Technology can support varied styles without overwhelming them. Tools like slow-motion video, pitch-tracking apps, and audio playback with looping can help learners hear exactly what they’re doing. For visual learners, overlay graphs can illustrate breath pressure or vowel proximity to optimal resonances. For auditory learners, provide a rich library of model recordings and cue-rich oral feedback. Kinesthetic students benefit from wearables or physical cues that prompt correct alignment during practice. Integrating these resources thoughtfully ensures every learner gets a voice in steering their own progress and enjoying the process.
Reflection is a powerful, often underestimated, catalyst for growth. Invite singers to journal brief notes after each session: what changed, what felt difficult, and what provided the most clarity. Encourage them to share discoveries with peers in a supportive setting, which reinforces learning through social reinforcement.

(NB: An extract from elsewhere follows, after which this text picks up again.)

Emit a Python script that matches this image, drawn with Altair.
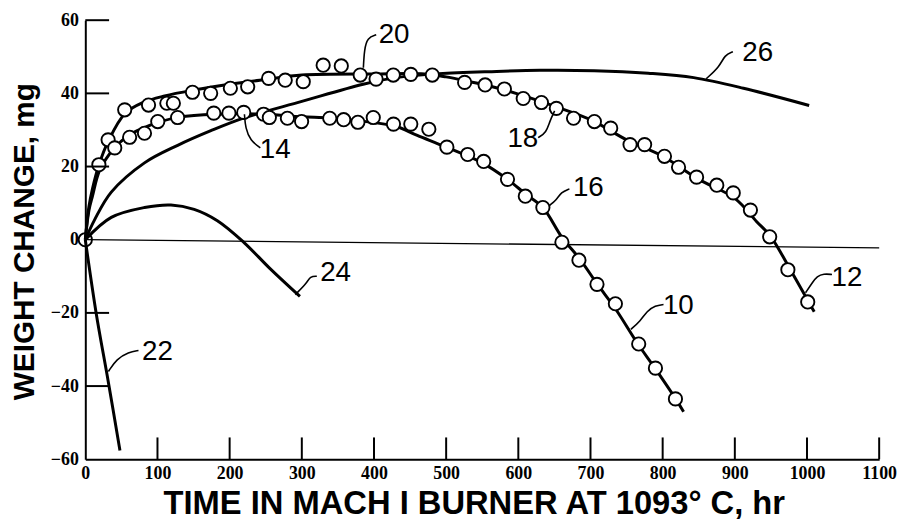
import altair as alt
import pandas as pd

# ---------------- data ----------------
x_ticks = [0, 100, 200, 300, 400, 500, 600, 700, 800, 900, 1000, 1100]
y_ticks = [-60, -40, -20, 0, 20, 40, 60]
x_inner_ticks = [100, 200, 300, 400, 500, 600, 700, 800, 900, 1000, 1100]
y_inner_ticks = [60, 40, 20, -20, -40]

# upper specimen (20 / 18 / 12) measured points
upper_x = [18.8, 31.6, 54.6, 87.6, 113, 122, 148.5, 173.7, 201, 225, 254, 277, 302,
           329.6, 354.7, 380.9, 402.9, 426.7, 451, 480.8, 525.6, 554, 580.7, 606.8,
           632, 652.7, 676.5, 705.4, 728, 754.8, 775, 802.5, 822, 847, 875, 897.8,
           921.6, 948.3, 973.5, 1001]
upper_y = [20.5, 27.3, 35.5, 36.8, 37.3, 37.3, 40.3, 40, 41.4, 41.8, 44.1, 43.6, 43.2,
           47.7, 47.5, 45, 43.9, 45, 45.2, 45, 43, 42.3, 41.2, 38.6,
           37.5, 35.9, 33.2, 32.3, 30.5, 26, 26, 22.8, 19.8, 17.1, 14.9, 12.8,
           8.1, 0.8, -8.2, -17]

# lower specimen (14 / 16 / 10) measured points
lower_x = [40.8, 61.4, 82, 100.4, 127.9, 178, 199, 219.5, 247, 255, 280, 299.7, 338.7,
           358, 377.7, 399, 427, 451, 476, 501, 529.8, 552, 585, 609.7, 634, 660.4,
           684, 709, 734.5, 766.8, 790, 817.7]
lower_y = [25.1, 28, 29.1, 32.3, 33.4, 34.6, 34.6, 34.8, 34.3, 33.4, 33.2, 32.3, 33.2,
           32.8, 32.1, 33.4, 31.6, 31.6, 30.2, 25.3, 23.3, 21.4, 16.5, 11.9, 8.8, -0.7,
           -5.6, -12.2, -17.5, -28.5, -35.1, -43.5]

origin_x = [0]
origin_y = [0]

# fitted curves
upper_line_x = [0, 5, 10, 19, 32, 55, 80, 110, 150, 200, 250, 300, 400, 470, 500, 530,
                560, 600, 650, 700, 750, 800, 850, 900, 930, 950, 975, 1010]
upper_line_y = [0, 9, 14, 20.5, 27, 34.5, 37.5, 39.3, 40.9, 42.5, 43.8, 45, 45.3, 45.3,
                44.5, 43.3, 42, 39.8, 36.5, 32.8, 27.3, 22.8, 16.5, 11.3, 5, 0.8, -7.5, -19.7]
lower_line_x = [0, 5, 10, 20, 40, 60, 80, 100, 130, 180, 250, 300, 340, 400, 430, 460,
                500, 550, 585, 610, 634, 660, 686, 710, 735, 765, 790, 818, 829]
lower_line_y = [0, 8, 12, 19, 25, 28.5, 30.5, 32, 33.5, 34.3, 34.3, 33.6, 33.3, 32, 31,
                28.5, 25.3, 21, 16.5, 12.5, 8.8, 0.8, -5.5, -12.3, -19, -28.3, -35.3, -43.5, -47]
c26_x = [0, 13, 36, 82, 128, 174, 220, 300, 385, 430, 490, 570, 630, 705, 780, 843, 912, 1003]
c26_y = [0, 5.5, 13, 21, 25.8, 29.8, 33.3, 37.8, 42.5, 44.3, 45.4, 46, 46.3, 46.2, 45.5, 44.3, 41.4, 36.7]
c24_x = [0, 36, 82, 118.7, 150.8, 183, 219.6, 256, 297.4]
c24_y = [0, 6.1, 8.8, 9.5, 8.3, 5.2, -0.7, -7.9, -15.5]
c22_x = [0, 15, 32, 48]
c22_y = [0, -20, -39, -57.6]

zero_line = {"x": [0], "x2": [1100], "y": [0], "y2": [-2.2]}

# reference numerals
label_text = ["20", "26", "14", "18", "16", "24", "22", "10", "12"]
label_x = [427.9, 931.6, 263.2, 606.3, 697, 346.8, 100, 821.7, 1055.3]
label_y = [56.0, 51.1, 24.6, 27.6, 14.0, -9.2, -30.7, -18.1, -10.6]

# leader lines (label -> curve)
leader_label = ["20", "26", "14", "18", "16", "24", "22", "10", "12"]
leader_x = [[403.1, 390.8, 386.6, 385.3],
            [897.3, 885.9, 879.0, 860.3],
            [242.5, 228.8, 221.9, 220.5],
            [627.5, 638.9, 643.5, 650.3],
            [670.8, 659.4, 652.5, 643.4],
            [320.8, 311.6, 307.1, 291.0],
            [73.7, 60.0, 43.5, 32.0],
            [801.2, 789.8, 778.3, 769.2, 756.0],
            [1034.6, 1023.2, 1014.0, 1007.0, 998.0]]
leader_y = [[56.0, 55.2, 51.9, 47.0],
            [51.4, 50.5, 47.3, 44.0],
            [25.1, 27.1, 30.5, 34.3],
            [27.9, 29.3, 32.4, 35.2],
            [13.9, 13.0, 10.8, 9.4],
            [-10.0, -10.0, -11.8, -15.0],
            [-30.3, -30.7, -32.6, -36.0],
            [-17.7, -18.0, -19.5, -22.2, -24.5],
            [-9.5, -9.3, -10.0, -11.8, -14.5]]

# ---------------- tables ----------------
def curve(name, xs, ys):
    return pd.DataFrame({"curve": name, "x": xs, "y": ys})

lines_df = pd.concat([
    curve("upper", upper_line_x, upper_line_y),
    curve("lower", lower_line_x, lower_line_y),
    curve("26", c26_x, c26_y),
    curve("24", c24_x, c24_y),
    curve("22", c22_x, c22_y),
], ignore_index=True)

pts_df = pd.concat([
    pd.DataFrame({"x": upper_x, "y": upper_y}),
    pd.DataFrame({"x": lower_x, "y": lower_y}),
], ignore_index=True)
origin_df = pd.DataFrame({"x": origin_x, "y": origin_y})
zero_df = pd.DataFrame(zero_line)
labels_df = pd.DataFrame({"t": label_text, "x": label_x, "y": label_y})
rows = []
for lab, lx, ly in zip(leader_label, leader_x, leader_y):
    for i, (a, b) in enumerate(zip(lx, ly)):
        rows.append({"lab": lab, "i": i, "x": a, "y": b})
leader_df = pd.DataFrame(rows)
xt_df = pd.DataFrame({"v": x_inner_ticks})
yt_df = pd.DataFrame({"v": y_inner_ticks})

# ---------------- chart ----------------
W, H = 801, 443
xs = alt.Scale(domain=[0, 1100], nice=False, zero=False)
ys = alt.Scale(domain=[-60, 60], nice=False, zero=False)

x_axis = alt.Axis(values=x_ticks, format="d", grid=False, ticks=False, tickSize=0,
                  labelFont="Liberation Serif", labelFontSize=18, labelFontWeight="bold",
                  labelColor="black", labelPadding=5, labelFlush=False,
                  domainColor="black", domainWidth=2,
                  title="TIME IN MACH I BURNER AT 1093° C, hr",
                  titleFont="Liberation Sans", titleFontSize=33, titleFontWeight="bold",
                  titleColor="black", titleX=392, titleY=55, titleBaseline="alphabetic",
                  titleAlign="center")
y_axis = alt.Axis(values=y_ticks, format="d", grid=False, ticks=False, tickSize=0,
                  labelFont="Liberation Serif", labelFontSize=18, labelFontWeight="bold",
                  labelColor="black", labelPadding=7, labelFlush=False,
                  domainColor="black", domainWidth=2,
                  title="WEIGHT CHANGE, mg",
                  titleFont="Liberation Sans", titleFontSize=30, titleFontWeight="bold",
                  titleColor="black", titleX=-52, titleY=223, titleBaseline="alphabetic",
                  titleAlign="center", titleAngle=270)

X = alt.X("x:Q", scale=xs, axis=x_axis)
Y = alt.Y("y:Q", scale=ys, axis=y_axis)

zero = alt.Chart(zero_df).mark_rule(color="black", strokeWidth=1.3).encode(
    x=X, x2="x2:Q", y=Y, y2="y2:Q")

lines = alt.Chart(lines_df).mark_line(color="black", strokeWidth=3,
                                      interpolate="catmull-rom").encode(
    x=X, y=Y, detail="curve:N")

circles = alt.Chart(pts_df).mark_circle(size=180, fill="white", fillOpacity=1,
                                        stroke="black", strokeWidth=1.9, opacity=1).encode(
    x=X, y=Y)

origin = alt.Chart(origin_df).mark_point(shape="circle", size=180, filled=False,
                                         color="black", strokeWidth=1.9, opacity=1).encode(
    x=X, y=Y)

leaders = alt.Chart(leader_df).mark_line(color="black", strokeWidth=1.6,
                                         interpolate="basis").encode(
    x=X, y=Y, detail="lab:N", order="i:Q")

labels = alt.Chart(labels_df).mark_text(font="Liberation Sans", fontSize=28,
                                        color="black", align="center",
                                        baseline="middle").encode(
    x=X, y=Y, text="t:N")

xticks = alt.Chart(xt_df).mark_rule(color="black", strokeWidth=2).encode(
    x=alt.X("v:Q", scale=xs, axis=x_axis), y=alt.value(H), y2=alt.value(H - 22))
yticks = alt.Chart(yt_df).mark_rule(color="black", strokeWidth=2).encode(
    y=alt.Y("v:Q", scale=ys, axis=y_axis), x=alt.value(0), x2=alt.value(24))

chart = alt.layer(zero, lines, circles, origin, leaders, labels, xticks, yticks).properties(
    width=W, height=H,
    autosize=alt.AutoSizeParams(type="none"),
    padding={"left": 78, "top": 10, "right": 19, "bottom": 60},
    background="white",
).configure_view(strokeWidth=0)

chart.save("out.html", embed_options={"renderer": "svg", "actions": False})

A community approach also normalizes trying new techniques and accepting occasional missteps as part of development. When learners observe others succeeding with varied methods, they become more willing to experiment themselves. Consistent, constructive feedback from the teacher anchors these reflections in measurable progress.
Finally, tailor assessment to the learner’s preferred style while maintaining objective criteria. Measure outcomes such as breath control, vowel accuracy, and transition smoothness, but present the data through multiple lenses: a quick verbal summary, a visual chart, and a short movement rehearsal. The combined perspective helps students see themselves clearly, adapt strategies, and stay engaged. Over time, the synergy between personal preference and disciplined technique cultivates both efficiency and joy in singing, turning learning into a sustainable adventure rather than a repetitive drill.